Exercise goal: The data below should be restated word for word, with every picture omitted.

↓↓↓

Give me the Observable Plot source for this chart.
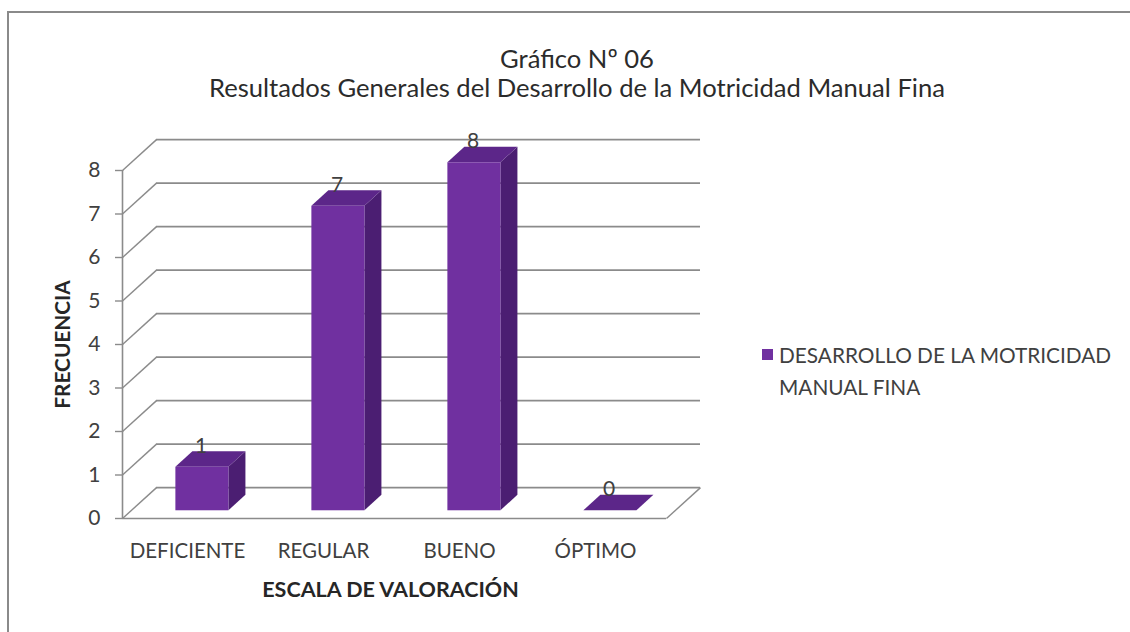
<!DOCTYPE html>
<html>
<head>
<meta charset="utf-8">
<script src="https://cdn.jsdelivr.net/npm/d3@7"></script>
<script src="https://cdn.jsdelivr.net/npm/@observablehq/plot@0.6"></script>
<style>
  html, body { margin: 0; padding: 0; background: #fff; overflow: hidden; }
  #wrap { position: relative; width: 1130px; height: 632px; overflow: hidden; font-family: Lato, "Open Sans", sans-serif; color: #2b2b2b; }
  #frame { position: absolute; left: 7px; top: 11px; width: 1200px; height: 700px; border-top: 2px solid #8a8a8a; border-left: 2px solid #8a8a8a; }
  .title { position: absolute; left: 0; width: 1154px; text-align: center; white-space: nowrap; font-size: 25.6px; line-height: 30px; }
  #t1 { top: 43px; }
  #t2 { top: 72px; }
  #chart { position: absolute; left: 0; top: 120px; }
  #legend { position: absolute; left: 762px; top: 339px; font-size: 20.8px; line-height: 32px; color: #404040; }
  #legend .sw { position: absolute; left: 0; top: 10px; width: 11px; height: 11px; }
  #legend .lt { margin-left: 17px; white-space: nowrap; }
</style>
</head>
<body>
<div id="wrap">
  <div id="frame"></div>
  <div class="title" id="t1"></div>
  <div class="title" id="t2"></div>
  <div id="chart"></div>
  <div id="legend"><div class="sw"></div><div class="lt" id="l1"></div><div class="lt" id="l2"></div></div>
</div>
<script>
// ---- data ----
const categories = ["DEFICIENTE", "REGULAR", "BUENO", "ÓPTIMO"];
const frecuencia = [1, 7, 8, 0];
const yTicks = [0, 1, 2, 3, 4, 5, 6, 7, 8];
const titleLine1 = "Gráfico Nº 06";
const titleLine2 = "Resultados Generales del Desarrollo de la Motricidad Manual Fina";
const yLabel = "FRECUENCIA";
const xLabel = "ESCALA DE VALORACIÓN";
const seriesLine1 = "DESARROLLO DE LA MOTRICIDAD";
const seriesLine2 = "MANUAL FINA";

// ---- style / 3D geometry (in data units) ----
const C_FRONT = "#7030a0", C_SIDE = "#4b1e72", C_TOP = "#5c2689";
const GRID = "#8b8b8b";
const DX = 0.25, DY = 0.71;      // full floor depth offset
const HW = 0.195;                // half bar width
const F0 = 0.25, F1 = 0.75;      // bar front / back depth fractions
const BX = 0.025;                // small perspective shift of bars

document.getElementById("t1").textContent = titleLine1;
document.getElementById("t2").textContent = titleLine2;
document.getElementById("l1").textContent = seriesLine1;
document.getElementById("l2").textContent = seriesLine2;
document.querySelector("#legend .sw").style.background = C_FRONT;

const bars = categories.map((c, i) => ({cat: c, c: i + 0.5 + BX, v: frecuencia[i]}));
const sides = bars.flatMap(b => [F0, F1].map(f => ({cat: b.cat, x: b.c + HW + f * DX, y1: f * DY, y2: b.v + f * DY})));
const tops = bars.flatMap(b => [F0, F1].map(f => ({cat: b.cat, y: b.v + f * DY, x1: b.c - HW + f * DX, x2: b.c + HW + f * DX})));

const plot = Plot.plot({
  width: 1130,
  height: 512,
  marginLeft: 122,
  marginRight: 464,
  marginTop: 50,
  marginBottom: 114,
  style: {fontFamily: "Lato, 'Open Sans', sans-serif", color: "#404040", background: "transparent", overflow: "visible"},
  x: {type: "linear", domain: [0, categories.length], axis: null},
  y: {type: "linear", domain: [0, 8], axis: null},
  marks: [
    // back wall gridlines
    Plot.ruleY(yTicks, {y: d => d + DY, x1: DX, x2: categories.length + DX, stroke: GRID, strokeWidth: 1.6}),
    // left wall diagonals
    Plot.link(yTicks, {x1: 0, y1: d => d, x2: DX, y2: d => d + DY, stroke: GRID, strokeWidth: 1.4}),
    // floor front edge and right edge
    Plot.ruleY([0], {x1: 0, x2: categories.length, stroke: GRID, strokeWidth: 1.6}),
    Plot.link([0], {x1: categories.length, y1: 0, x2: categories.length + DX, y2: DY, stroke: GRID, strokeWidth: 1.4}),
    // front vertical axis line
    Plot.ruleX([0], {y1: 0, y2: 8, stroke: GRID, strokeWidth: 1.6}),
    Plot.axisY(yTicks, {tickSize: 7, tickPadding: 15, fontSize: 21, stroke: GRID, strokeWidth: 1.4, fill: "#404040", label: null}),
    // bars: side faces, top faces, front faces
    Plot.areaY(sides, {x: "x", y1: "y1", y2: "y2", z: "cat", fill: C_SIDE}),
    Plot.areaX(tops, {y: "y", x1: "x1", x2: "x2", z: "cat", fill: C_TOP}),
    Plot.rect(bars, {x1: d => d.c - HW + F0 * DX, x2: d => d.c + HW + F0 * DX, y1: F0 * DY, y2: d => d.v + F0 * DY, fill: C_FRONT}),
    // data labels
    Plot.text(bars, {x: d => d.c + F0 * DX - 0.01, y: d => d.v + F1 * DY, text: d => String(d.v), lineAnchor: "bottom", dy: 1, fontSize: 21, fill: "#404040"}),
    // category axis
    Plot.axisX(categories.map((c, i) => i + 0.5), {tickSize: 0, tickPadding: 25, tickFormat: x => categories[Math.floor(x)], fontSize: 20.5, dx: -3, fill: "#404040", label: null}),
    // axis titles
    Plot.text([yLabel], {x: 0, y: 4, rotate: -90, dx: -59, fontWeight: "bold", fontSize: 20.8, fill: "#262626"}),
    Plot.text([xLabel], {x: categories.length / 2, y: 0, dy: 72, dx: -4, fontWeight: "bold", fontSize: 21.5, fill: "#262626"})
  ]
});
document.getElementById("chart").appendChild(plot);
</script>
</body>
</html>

↑↑↑

Correct output:
Give me the Observable Plot source for this chart.
<!DOCTYPE html>
<html>
<head>
<meta charset="utf-8">
<script src="https://cdn.jsdelivr.net/npm/d3@7"></script>
<script src="https://cdn.jsdelivr.net/npm/@observablehq/plot@0.6"></script>
<style>
  html, body { margin: 0; padding: 0; background: #fff; overflow: hidden; }
  #wrap { position: relative; width: 1130px; height: 632px; overflow: hidden; font-family: Lato, "Open Sans", sans-serif; color: #2b2b2b; }
  #frame { position: absolute; left: 7px; top: 11px; width: 1200px; height: 700px; border-top: 2px solid #8a8a8a; border-left: 2px solid #8a8a8a; }
  .title { position: absolute; left: 0; width: 1154px; text-align: center; white-space: nowrap; font-size: 25.6px; line-height: 30px; }
  #t1 { top: 43px; }
  #t2 { top: 72px; }
  #chart { position: absolute; left: 0; top: 120px; }
  #legend { position: absolute; left: 762px; top: 339px; font-size: 20.8px; line-height: 32px; color: #404040; }
  #legend .sw { position: absolute; left: 0; top: 10px; width: 11px; height: 11px; }
  #legend .lt { margin-left: 17px; white-space: nowrap; }
</style>
</head>
<body>
<div id="wrap">
  <div id="frame"></div>
  <div class="title" id="t1"></div>
  <div class="title" id="t2"></div>
  <div id="chart"></div>
  <div id="legend"><div class="sw"></div><div class="lt" id="l1"></div><div class="lt" id="l2"></div></div>
</div>
<script>
// ---- data ----
const categories = ["DEFICIENTE", "REGULAR", "BUENO", "ÓPTIMO"];
const frecuencia = [1, 7, 8, 0];
const yTicks = [0, 1, 2, 3, 4, 5, 6, 7, 8];
const titleLine1 = "Gráfico Nº 06";
const titleLine2 = "Resultados Generales del Desarrollo de la Motricidad Manual Fina";
const yLabel = "FRECUENCIA";
const xLabel = "ESCALA DE VALORACIÓN";
const seriesLine1 = "DESARROLLO DE LA MOTRICIDAD";
const seriesLine2 = "MANUAL FINA";

// ---- style / 3D geometry (in data units) ----
const C_FRONT = "#7030a0", C_SIDE = "#4b1e72", C_TOP = "#5c2689";
const GRID = "#8b8b8b";
const DX = 0.25, DY = 0.71;      // full floor depth offset
const HW = 0.195;                // half bar width
const F0 = 0.25, F1 = 0.75;      // bar front / back depth fractions
const BX = 0.025;                // small perspective shift of bars

document.getElementById("t1").textContent = titleLine1;
document.getElementById("t2").textContent = titleLine2;
document.getElementById("l1").textContent = seriesLine1;
document.getElementById("l2").textContent = seriesLine2;
document.querySelector("#legend .sw").style.background = C_FRONT;

const bars = categories.map((c, i) => ({cat: c, c: i + 0.5 + BX, v: frecuencia[i]}));
const sides = bars.flatMap(b => [F0, F1].map(f => ({cat: b.cat, x: b.c + HW + f * DX, y1: f * DY, y2: b.v + f * DY})));
const tops = bars.flatMap(b => [F0, F1].map(f => ({cat: b.cat, y: b.v + f * DY, x1: b.c - HW + f * DX, x2: b.c + HW + f * DX})));

const plot = Plot.plot({
  width: 1130,
  height: 512,
  marginLeft: 122,
  marginRight: 464,
  marginTop: 50,
  marginBottom: 114,
  style: {fontFamily: "Lato, 'Open Sans', sans-serif", color: "#404040", background: "transparent", overflow: "visible"},
  x: {type: "linear", domain: [0, categories.length], axis: null},
  y: {type: "linear", domain: [0, 8], axis: null},
  marks: [
    // back wall gridlines
    Plot.ruleY(yTicks, {y: d => d + DY, x1: DX, x2: categories.length + DX, stroke: GRID, strokeWidth: 1.6}),
    // left wall diagonals
    Plot.link(yTicks, {x1: 0, y1: d => d, x2: DX, y2: d => d + DY, stroke: GRID, strokeWidth: 1.4}),
    // floor front edge and right edge
    Plot.ruleY([0], {x1: 0, x2: categories.length, stroke: GRID, strokeWidth: 1.6}),
    Plot.link([0], {x1: categories.length, y1: 0, x2: categories.length + DX, y2: DY, stroke: GRID, strokeWidth: 1.4}),
    // front vertical axis line
    Plot.ruleX([0], {y1: 0, y2: 8, stroke: GRID, strokeWidth: 1.6}),
    Plot.axisY(yTicks, {tickSize: 7, tickPadding: 15, fontSize: 21, stroke: GRID, strokeWidth: 1.4, fill: "#404040", label: null}),
    // bars: side faces, top faces, front faces
    Plot.areaY(sides, {x: "x", y1: "y1", y2: "y2", z: "cat", fill: C_SIDE}),
    Plot.areaX(tops, {y: "y", x1: "x1", x2: "x2", z: "cat", fill: C_TOP}),
    Plot.rect(bars, {x1: d => d.c - HW + F0 * DX, x2: d => d.c + HW + F0 * DX, y1: F0 * DY, y2: d => d.v + F0 * DY, fill: C_FRONT}),
    // data labels
    Plot.text(bars, {x: d => d.c + F0 * DX - 0.01, y: d => d.v + F1 * DY, text: d => String(d.v), lineAnchor: "bottom", dy: 1, fontSize: 21, fill: "#404040"}),
    // category axis
    Plot.axisX(categories.map((c, i) => i + 0.5), {tickSize: 0, tickPadding: 25, tickFormat: x => categories[Math.floor(x)], fontSize: 20.5, dx: -3, fill: "#404040", label: null}),
    // axis titles
    Plot.text([yLabel], {x: 0, y: 4, rotate: -90, dx: -59, fontWeight: "bold", fontSize: 20.8, fill: "#262626"}),
    Plot.text([xLabel], {x: categories.length / 2, y: 0, dy: 72, dx: -4, fontWeight: "bold", fontSize: 21.5, fill: "#262626"})
  ]
});
document.getElementById("chart").appendChild(plot);
</script>
</body>
</html>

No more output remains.